In Europe, however, the tension is over how long that process will take, and how long the NATO nations now leading the attacks are willing to sustain the effort.
The helicopter deployments reflect the concerns of Britain and France, in particular, that an extended, grind-it-out campaign could lose NATO partners and public opinion, so the campaign needs to be escalated, even if that means putting the helicopters within range of Libyan shoulder-fired missiles.
NATO officials express greater confidence than ever that Colonel Qaddafi is unable to direct his forces, relying on couriers in some cases to relay strategic and operational guidance. The intensifying air campaign is driving him further underground; he has made only one radio address and one soundless television appearance in the past week or so.

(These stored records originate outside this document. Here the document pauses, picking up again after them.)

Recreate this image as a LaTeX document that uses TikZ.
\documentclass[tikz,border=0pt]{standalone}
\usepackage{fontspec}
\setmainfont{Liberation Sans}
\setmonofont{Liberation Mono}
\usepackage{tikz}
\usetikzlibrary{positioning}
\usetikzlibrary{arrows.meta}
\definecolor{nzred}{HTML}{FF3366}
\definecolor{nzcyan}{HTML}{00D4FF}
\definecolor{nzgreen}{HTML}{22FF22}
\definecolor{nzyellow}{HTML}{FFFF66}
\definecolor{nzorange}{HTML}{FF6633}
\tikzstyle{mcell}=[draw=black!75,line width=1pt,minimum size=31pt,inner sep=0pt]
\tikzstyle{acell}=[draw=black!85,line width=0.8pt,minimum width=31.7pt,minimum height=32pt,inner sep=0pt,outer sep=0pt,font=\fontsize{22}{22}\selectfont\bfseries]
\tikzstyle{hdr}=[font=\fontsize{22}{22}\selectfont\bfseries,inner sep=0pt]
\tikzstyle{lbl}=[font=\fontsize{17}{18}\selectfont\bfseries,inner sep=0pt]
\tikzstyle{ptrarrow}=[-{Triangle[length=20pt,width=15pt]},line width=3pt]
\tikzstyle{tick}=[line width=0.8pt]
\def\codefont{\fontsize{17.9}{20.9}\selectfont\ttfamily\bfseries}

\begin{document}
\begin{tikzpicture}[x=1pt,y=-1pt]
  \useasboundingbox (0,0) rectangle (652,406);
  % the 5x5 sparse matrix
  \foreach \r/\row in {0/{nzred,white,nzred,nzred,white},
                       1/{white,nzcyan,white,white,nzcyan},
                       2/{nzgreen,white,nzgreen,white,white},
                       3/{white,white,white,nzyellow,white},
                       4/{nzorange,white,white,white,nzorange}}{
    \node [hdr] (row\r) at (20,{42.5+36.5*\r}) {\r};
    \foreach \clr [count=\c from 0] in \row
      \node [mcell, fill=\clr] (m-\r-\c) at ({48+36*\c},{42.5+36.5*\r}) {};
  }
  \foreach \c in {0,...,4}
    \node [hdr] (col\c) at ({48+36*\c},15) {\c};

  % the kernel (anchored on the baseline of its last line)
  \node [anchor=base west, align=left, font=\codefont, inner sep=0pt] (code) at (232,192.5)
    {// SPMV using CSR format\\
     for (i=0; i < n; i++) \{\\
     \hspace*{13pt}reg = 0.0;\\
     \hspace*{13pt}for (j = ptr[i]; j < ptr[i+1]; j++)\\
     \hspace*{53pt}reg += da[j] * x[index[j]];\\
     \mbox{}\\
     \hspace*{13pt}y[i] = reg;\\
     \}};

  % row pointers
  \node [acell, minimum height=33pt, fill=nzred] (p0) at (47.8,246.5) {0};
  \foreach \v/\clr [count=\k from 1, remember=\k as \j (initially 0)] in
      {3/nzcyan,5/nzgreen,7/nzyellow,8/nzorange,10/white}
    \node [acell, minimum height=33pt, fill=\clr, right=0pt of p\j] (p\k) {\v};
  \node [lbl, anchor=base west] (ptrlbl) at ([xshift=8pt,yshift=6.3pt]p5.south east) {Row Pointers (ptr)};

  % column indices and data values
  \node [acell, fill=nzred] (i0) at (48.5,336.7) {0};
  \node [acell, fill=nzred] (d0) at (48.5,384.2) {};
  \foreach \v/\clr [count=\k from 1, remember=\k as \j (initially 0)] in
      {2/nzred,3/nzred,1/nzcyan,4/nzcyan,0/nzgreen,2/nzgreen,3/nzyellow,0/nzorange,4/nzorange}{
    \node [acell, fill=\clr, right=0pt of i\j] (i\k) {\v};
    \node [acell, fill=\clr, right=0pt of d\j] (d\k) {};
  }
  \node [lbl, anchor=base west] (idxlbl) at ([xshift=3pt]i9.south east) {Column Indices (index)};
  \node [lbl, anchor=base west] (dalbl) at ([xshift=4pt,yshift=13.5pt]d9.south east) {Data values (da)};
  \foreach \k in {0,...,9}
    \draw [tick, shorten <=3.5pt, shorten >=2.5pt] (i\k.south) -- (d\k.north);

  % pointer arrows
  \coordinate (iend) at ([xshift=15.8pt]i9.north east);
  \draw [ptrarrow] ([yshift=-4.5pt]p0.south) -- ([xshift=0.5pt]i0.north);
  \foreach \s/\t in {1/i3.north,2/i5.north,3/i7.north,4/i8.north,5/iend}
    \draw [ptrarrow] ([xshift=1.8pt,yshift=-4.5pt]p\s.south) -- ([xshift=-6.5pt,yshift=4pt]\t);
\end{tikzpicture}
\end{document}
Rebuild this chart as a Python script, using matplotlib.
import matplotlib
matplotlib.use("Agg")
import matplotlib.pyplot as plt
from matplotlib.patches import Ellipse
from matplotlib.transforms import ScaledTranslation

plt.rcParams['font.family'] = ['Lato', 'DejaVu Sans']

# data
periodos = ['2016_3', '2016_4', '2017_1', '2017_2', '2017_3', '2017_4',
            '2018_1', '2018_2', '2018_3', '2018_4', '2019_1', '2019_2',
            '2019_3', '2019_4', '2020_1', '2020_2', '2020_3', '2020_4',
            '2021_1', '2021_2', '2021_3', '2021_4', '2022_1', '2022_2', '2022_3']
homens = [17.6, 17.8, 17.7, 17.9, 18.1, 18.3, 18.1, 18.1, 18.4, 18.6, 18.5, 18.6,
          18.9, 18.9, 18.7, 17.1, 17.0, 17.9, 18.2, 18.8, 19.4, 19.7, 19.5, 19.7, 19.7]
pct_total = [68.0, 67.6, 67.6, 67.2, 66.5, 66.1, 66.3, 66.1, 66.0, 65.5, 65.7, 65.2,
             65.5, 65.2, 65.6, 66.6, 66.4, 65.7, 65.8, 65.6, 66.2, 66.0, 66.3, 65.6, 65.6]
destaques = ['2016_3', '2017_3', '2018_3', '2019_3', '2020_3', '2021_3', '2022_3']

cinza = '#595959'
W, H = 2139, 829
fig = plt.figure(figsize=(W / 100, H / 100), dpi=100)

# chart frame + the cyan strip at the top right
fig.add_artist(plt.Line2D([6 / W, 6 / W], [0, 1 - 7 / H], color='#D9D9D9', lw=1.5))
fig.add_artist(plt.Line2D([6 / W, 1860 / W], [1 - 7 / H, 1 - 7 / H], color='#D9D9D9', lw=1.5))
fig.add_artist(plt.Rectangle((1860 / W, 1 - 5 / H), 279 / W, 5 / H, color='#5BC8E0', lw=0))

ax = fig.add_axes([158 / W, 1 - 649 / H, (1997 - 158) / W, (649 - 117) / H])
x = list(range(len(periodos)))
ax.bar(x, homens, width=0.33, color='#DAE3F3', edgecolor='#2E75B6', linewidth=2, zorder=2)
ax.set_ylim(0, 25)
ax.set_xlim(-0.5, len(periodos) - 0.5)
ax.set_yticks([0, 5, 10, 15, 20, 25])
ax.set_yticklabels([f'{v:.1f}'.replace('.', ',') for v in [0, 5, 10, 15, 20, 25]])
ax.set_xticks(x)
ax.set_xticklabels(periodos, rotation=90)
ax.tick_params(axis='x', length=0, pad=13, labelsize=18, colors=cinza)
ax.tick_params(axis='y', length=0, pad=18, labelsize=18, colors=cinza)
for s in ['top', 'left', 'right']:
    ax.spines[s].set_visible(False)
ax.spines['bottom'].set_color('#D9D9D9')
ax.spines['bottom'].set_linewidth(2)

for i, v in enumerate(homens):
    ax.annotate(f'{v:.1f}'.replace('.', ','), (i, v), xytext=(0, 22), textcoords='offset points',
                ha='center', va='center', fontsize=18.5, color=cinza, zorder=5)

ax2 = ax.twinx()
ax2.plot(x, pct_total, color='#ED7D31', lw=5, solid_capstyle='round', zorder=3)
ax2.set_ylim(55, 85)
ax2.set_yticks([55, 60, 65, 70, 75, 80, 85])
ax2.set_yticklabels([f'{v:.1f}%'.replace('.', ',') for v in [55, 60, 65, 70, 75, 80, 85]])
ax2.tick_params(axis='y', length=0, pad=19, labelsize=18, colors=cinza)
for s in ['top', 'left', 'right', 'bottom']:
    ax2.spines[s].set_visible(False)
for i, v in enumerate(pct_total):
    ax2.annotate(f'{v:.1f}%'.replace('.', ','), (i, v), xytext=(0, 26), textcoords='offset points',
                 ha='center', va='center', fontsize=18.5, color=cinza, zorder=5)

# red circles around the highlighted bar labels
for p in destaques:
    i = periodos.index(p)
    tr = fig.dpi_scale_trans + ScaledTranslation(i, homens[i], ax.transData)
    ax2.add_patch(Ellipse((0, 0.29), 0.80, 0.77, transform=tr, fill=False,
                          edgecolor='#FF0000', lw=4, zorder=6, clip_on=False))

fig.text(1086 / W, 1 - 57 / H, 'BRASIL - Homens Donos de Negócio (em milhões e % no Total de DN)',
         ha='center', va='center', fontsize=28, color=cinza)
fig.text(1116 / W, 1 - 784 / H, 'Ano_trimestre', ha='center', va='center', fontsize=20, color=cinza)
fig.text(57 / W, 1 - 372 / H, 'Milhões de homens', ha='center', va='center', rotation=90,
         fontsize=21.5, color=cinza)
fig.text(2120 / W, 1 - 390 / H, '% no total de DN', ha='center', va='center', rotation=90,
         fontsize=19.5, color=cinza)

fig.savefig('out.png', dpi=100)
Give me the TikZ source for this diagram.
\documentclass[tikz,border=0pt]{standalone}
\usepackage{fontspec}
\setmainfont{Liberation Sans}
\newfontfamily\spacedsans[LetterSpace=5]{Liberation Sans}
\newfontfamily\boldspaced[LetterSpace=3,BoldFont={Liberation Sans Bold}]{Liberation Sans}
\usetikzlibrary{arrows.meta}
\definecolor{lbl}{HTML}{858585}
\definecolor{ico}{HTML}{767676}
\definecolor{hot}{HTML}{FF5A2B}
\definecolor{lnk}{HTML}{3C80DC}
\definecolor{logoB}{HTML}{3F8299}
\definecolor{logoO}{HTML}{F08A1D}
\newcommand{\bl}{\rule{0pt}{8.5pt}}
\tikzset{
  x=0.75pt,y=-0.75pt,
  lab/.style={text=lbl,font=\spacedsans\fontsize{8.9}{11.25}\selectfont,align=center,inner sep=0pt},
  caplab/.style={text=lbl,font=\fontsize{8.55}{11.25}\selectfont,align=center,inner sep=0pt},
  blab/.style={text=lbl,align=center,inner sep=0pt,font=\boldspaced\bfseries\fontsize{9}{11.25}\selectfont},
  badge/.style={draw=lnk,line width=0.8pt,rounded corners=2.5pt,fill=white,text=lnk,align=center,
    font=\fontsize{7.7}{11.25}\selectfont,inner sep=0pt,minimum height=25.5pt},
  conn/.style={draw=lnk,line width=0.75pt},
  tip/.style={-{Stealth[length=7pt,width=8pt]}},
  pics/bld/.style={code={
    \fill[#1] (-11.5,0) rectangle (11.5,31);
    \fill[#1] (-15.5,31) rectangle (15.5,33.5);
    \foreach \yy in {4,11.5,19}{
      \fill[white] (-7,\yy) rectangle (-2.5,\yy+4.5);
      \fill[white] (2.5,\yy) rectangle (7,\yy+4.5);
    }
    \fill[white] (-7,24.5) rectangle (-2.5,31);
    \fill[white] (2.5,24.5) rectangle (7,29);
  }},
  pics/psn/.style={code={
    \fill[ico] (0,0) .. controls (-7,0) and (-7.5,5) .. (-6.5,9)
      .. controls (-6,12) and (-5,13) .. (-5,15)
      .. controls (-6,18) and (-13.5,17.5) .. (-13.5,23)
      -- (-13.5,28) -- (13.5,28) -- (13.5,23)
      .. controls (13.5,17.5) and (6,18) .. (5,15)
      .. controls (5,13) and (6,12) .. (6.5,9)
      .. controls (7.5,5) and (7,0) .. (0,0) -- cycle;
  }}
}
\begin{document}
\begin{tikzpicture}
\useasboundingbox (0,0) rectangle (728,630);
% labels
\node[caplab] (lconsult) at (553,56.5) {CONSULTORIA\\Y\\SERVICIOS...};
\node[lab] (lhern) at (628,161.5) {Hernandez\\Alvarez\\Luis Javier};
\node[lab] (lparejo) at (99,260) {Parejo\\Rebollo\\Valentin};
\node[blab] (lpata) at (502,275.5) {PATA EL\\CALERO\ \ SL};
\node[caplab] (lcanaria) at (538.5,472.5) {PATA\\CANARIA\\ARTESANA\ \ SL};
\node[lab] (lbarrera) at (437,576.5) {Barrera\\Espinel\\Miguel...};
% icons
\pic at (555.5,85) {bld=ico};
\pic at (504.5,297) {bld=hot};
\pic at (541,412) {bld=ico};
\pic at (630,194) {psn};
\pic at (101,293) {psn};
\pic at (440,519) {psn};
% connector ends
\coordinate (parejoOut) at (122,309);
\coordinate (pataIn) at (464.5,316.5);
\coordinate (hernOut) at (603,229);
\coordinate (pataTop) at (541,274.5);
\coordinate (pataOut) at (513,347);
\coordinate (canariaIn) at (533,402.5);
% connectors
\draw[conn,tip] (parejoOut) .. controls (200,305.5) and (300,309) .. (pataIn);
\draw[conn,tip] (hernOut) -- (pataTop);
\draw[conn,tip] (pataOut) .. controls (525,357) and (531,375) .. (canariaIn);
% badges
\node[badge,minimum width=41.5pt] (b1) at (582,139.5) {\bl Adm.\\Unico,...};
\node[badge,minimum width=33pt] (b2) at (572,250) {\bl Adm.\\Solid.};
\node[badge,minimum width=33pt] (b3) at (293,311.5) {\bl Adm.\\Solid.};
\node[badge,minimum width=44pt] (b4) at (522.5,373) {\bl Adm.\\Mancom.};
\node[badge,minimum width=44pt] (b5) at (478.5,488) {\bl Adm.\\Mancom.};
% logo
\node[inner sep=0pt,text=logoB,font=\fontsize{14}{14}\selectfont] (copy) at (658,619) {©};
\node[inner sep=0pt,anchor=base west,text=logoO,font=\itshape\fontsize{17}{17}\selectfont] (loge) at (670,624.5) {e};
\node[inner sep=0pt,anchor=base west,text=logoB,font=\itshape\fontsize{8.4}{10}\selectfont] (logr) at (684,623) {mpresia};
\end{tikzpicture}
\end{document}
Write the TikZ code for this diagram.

Allied officials say that even though the combat effectiveness of Colonel Qaddafi’s troops is eroding steadily, his forces are still trying to carry out sporadic attacks on civilians and allied forces in an effort to tie down NATO warplanes and buy time, even using guerrilla tactics, like the explosives-laden inflatable boats that allied forces thwarted near Misurata harbor last week.
As a result, allied officials concede that they have no idea how long Colonel Qaddafi can hang on. NATO political leaders have rejected broadening the campaign’s bombing targets to include the country’s infrastructure, and idea voiced by some military commanders, including Britain’s top military commander, Gen. Sir David Richards.
In the 1999 Kosovo air war, NATO planes eventually hit high-profile institutional targets in Belgrade, the Serbian capital, instead of forces in the field. Although they were legitimate military targets, destroying them also undermined popular support for the Serbian leader, Slobodan Milosevic.
Expanding the range of targets would face stiff political opposition in this war, allied political officials said. “We’re doing about all we can under the current mandate,” one senior NATO ambassador said Thursday, on the condition of anonymity because he was not authorized to speak on the record. “But we can’t predict when the strategic impact will come.”
That uncertainty has preyed on many countries, like Norway, whose air forces are already finding it hard to sustain the rapid tempo. Other countries say they are coping for now.
Col. L. S. Kjoeller, who commands four Danish F-16s flying eight daily strike missions from the Sigonella air base in Sicily, said Denmark could maintain that pace — the most demanding combat tour ever undertaken by the country’s small air force — for about a year, but that more than that would be difficult.
With Libyan troops largely hunkered down, finding new targets has become harder, and Danish F-16s are dropping fewer bombs than they did several weeks ago, Colonel Kjoeller said. To prevent complacency and overconfidence, he said, Danish pilots will rotate every six weeks “to keep their edge.”